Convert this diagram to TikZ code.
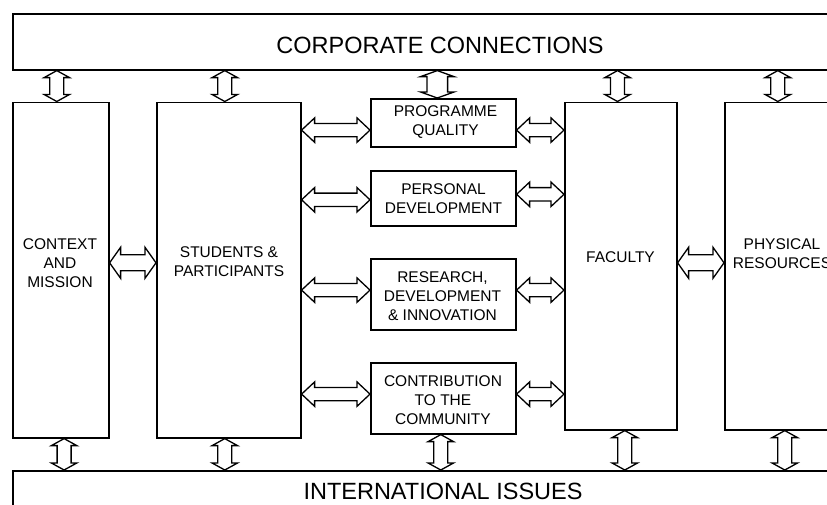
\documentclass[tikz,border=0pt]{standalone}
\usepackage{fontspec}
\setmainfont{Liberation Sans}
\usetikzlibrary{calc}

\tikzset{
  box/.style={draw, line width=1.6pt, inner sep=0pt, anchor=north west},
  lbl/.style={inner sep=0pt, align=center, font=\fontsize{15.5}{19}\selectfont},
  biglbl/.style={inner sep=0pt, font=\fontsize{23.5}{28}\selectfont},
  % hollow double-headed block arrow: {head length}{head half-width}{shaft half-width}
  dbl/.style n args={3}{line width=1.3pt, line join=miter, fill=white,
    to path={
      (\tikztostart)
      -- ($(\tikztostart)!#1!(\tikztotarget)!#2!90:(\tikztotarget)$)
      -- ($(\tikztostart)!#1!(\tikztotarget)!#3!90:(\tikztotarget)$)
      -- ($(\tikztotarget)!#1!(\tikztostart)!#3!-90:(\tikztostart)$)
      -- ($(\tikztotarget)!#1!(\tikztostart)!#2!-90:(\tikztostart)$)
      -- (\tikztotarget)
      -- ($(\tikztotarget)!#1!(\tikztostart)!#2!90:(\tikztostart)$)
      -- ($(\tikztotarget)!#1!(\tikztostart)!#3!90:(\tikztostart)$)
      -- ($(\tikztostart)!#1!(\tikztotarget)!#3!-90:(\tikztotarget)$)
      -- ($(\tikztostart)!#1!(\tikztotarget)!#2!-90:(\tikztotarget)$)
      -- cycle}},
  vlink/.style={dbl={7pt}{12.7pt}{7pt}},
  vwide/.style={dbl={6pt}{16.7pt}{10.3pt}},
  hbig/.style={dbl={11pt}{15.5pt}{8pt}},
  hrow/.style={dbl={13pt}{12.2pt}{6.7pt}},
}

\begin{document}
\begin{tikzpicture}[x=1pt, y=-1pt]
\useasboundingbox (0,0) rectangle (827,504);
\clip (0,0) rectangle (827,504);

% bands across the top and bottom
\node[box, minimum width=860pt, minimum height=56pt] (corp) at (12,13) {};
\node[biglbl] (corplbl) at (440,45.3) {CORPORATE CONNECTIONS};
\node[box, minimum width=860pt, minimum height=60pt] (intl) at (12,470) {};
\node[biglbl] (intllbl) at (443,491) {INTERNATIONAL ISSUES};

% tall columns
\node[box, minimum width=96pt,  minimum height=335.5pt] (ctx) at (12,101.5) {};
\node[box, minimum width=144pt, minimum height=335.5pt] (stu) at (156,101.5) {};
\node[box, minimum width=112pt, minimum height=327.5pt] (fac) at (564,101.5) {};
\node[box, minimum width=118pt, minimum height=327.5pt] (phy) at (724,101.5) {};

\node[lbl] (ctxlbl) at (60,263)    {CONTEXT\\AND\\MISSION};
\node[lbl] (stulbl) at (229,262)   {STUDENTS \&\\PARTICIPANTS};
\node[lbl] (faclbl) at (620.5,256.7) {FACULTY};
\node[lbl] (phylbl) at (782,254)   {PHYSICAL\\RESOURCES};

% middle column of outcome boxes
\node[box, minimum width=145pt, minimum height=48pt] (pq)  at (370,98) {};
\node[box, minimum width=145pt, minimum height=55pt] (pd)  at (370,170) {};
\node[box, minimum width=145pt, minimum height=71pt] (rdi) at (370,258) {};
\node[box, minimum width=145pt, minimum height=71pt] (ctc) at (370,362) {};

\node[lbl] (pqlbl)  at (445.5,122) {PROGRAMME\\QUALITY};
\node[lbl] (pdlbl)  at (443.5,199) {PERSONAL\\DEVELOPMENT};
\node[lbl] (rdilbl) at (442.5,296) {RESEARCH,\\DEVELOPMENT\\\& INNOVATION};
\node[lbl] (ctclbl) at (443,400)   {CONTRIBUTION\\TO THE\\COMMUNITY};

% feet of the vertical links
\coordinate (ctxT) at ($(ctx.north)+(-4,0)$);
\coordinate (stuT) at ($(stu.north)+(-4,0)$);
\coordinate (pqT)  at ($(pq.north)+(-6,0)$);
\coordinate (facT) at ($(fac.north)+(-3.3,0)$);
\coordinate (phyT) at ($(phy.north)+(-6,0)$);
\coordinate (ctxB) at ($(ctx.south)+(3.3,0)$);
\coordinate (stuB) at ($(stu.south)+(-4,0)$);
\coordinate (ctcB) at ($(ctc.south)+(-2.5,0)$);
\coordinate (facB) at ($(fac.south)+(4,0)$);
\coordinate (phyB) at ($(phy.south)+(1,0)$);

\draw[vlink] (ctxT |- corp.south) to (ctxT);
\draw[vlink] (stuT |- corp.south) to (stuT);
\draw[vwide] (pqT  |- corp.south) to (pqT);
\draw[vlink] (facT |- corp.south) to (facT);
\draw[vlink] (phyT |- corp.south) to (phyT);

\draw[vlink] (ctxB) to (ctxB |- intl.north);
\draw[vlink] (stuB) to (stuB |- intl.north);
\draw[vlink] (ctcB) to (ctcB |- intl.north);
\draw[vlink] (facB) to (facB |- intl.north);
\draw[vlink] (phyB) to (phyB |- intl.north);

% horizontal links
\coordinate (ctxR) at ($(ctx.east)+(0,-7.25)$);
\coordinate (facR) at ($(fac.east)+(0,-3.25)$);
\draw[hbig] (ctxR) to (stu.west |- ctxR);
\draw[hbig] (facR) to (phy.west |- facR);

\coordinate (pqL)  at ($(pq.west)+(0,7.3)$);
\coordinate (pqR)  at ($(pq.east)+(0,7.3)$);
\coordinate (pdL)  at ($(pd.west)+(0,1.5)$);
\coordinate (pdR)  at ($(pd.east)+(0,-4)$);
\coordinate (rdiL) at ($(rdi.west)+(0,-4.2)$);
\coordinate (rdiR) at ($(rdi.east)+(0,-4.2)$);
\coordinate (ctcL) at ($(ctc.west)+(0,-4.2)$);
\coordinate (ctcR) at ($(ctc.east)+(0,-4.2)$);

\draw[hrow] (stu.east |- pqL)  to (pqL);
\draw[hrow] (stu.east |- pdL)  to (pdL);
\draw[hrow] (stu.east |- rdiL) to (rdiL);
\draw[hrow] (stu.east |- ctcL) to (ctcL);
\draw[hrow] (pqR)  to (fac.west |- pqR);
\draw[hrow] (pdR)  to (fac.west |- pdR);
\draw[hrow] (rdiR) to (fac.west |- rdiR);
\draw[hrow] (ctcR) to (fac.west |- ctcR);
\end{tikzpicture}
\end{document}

=== GOAL OF THE EXERCISE ===
Repeat the material above in full and unchanged, minus its images.

=== CORRECT RESULT ===
Convert this diagram to TikZ code.
\documentclass[tikz,border=0pt]{standalone}
\usepackage{fontspec}
\setmainfont{Liberation Sans}
\usetikzlibrary{calc}

\tikzset{
  box/.style={draw, line width=1.6pt, inner sep=0pt, anchor=north west},
  lbl/.style={inner sep=0pt, align=center, font=\fontsize{15.5}{19}\selectfont},
  biglbl/.style={inner sep=0pt, font=\fontsize{23.5}{28}\selectfont},
  % hollow double-headed block arrow: {head length}{head half-width}{shaft half-width}
  dbl/.style n args={3}{line width=1.3pt, line join=miter, fill=white,
    to path={
      (\tikztostart)
      -- ($(\tikztostart)!#1!(\tikztotarget)!#2!90:(\tikztotarget)$)
      -- ($(\tikztostart)!#1!(\tikztotarget)!#3!90:(\tikztotarget)$)
      -- ($(\tikztotarget)!#1!(\tikztostart)!#3!-90:(\tikztostart)$)
      -- ($(\tikztotarget)!#1!(\tikztostart)!#2!-90:(\tikztostart)$)
      -- (\tikztotarget)
      -- ($(\tikztotarget)!#1!(\tikztostart)!#2!90:(\tikztostart)$)
      -- ($(\tikztotarget)!#1!(\tikztostart)!#3!90:(\tikztostart)$)
      -- ($(\tikztostart)!#1!(\tikztotarget)!#3!-90:(\tikztotarget)$)
      -- ($(\tikztostart)!#1!(\tikztotarget)!#2!-90:(\tikztotarget)$)
      -- cycle}},
  vlink/.style={dbl={7pt}{12.7pt}{7pt}},
  vwide/.style={dbl={6pt}{16.7pt}{10.3pt}},
  hbig/.style={dbl={11pt}{15.5pt}{8pt}},
  hrow/.style={dbl={13pt}{12.2pt}{6.7pt}},
}

\begin{document}
\begin{tikzpicture}[x=1pt, y=-1pt]
\useasboundingbox (0,0) rectangle (827,504);
\clip (0,0) rectangle (827,504);

% bands across the top and bottom
\node[box, minimum width=860pt, minimum height=56pt] (corp) at (12,13) {};
\node[biglbl] (corplbl) at (440,45.3) {CORPORATE CONNECTIONS};
\node[box, minimum width=860pt, minimum height=60pt] (intl) at (12,470) {};
\node[biglbl] (intllbl) at (443,491) {INTERNATIONAL ISSUES};

% tall columns
\node[box, minimum width=96pt,  minimum height=335.5pt] (ctx) at (12,101.5) {};
\node[box, minimum width=144pt, minimum height=335.5pt] (stu) at (156,101.5) {};
\node[box, minimum width=112pt, minimum height=327.5pt] (fac) at (564,101.5) {};
\node[box, minimum width=118pt, minimum height=327.5pt] (phy) at (724,101.5) {};

\node[lbl] (ctxlbl) at (60,263)    {CONTEXT\\AND\\MISSION};
\node[lbl] (stulbl) at (229,262)   {STUDENTS \&\\PARTICIPANTS};
\node[lbl] (faclbl) at (620.5,256.7) {FACULTY};
\node[lbl] (phylbl) at (782,254)   {PHYSICAL\\RESOURCES};

% middle column of outcome boxes
\node[box, minimum width=145pt, minimum height=48pt] (pq)  at (370,98) {};
\node[box, minimum width=145pt, minimum height=55pt] (pd)  at (370,170) {};
\node[box, minimum width=145pt, minimum height=71pt] (rdi) at (370,258) {};
\node[box, minimum width=145pt, minimum height=71pt] (ctc) at (370,362) {};

\node[lbl] (pqlbl)  at (445.5,122) {PROGRAMME\\QUALITY};
\node[lbl] (pdlbl)  at (443.5,199) {PERSONAL\\DEVELOPMENT};
\node[lbl] (rdilbl) at (442.5,296) {RESEARCH,\\DEVELOPMENT\\\& INNOVATION};
\node[lbl] (ctclbl) at (443,400)   {CONTRIBUTION\\TO THE\\COMMUNITY};

% feet of the vertical links
\coordinate (ctxT) at ($(ctx.north)+(-4,0)$);
\coordinate (stuT) at ($(stu.north)+(-4,0)$);
\coordinate (pqT)  at ($(pq.north)+(-6,0)$);
\coordinate (facT) at ($(fac.north)+(-3.3,0)$);
\coordinate (phyT) at ($(phy.north)+(-6,0)$);
\coordinate (ctxB) at ($(ctx.south)+(3.3,0)$);
\coordinate (stuB) at ($(stu.south)+(-4,0)$);
\coordinate (ctcB) at ($(ctc.south)+(-2.5,0)$);
\coordinate (facB) at ($(fac.south)+(4,0)$);
\coordinate (phyB) at ($(phy.south)+(1,0)$);

\draw[vlink] (ctxT |- corp.south) to (ctxT);
\draw[vlink] (stuT |- corp.south) to (stuT);
\draw[vwide] (pqT  |- corp.south) to (pqT);
\draw[vlink] (facT |- corp.south) to (facT);
\draw[vlink] (phyT |- corp.south) to (phyT);

\draw[vlink] (ctxB) to (ctxB |- intl.north);
\draw[vlink] (stuB) to (stuB |- intl.north);
\draw[vlink] (ctcB) to (ctcB |- intl.north);
\draw[vlink] (facB) to (facB |- intl.north);
\draw[vlink] (phyB) to (phyB |- intl.north);

% horizontal links
\coordinate (ctxR) at ($(ctx.east)+(0,-7.25)$);
\coordinate (facR) at ($(fac.east)+(0,-3.25)$);
\draw[hbig] (ctxR) to (stu.west |- ctxR);
\draw[hbig] (facR) to (phy.west |- facR);

\coordinate (pqL)  at ($(pq.west)+(0,7.3)$);
\coordinate (pqR)  at ($(pq.east)+(0,7.3)$);
\coordinate (pdL)  at ($(pd.west)+(0,1.5)$);
\coordinate (pdR)  at ($(pd.east)+(0,-4)$);
\coordinate (rdiL) at ($(rdi.west)+(0,-4.2)$);
\coordinate (rdiR) at ($(rdi.east)+(0,-4.2)$);
\coordinate (ctcL) at ($(ctc.west)+(0,-4.2)$);
\coordinate (ctcR) at ($(ctc.east)+(0,-4.2)$);

\draw[hrow] (stu.east |- pqL)  to (pqL);
\draw[hrow] (stu.east |- pdL)  to (pdL);
\draw[hrow] (stu.east |- rdiL) to (rdiL);
\draw[hrow] (stu.east |- ctcL) to (ctcL);
\draw[hrow] (pqR)  to (fac.west |- pqR);
\draw[hrow] (pdR)  to (fac.west |- pdR);
\draw[hrow] (rdiR) to (fac.west |- rdiR);
\draw[hrow] (ctcR) to (fac.west |- ctcR);
\end{tikzpicture}
\end{document}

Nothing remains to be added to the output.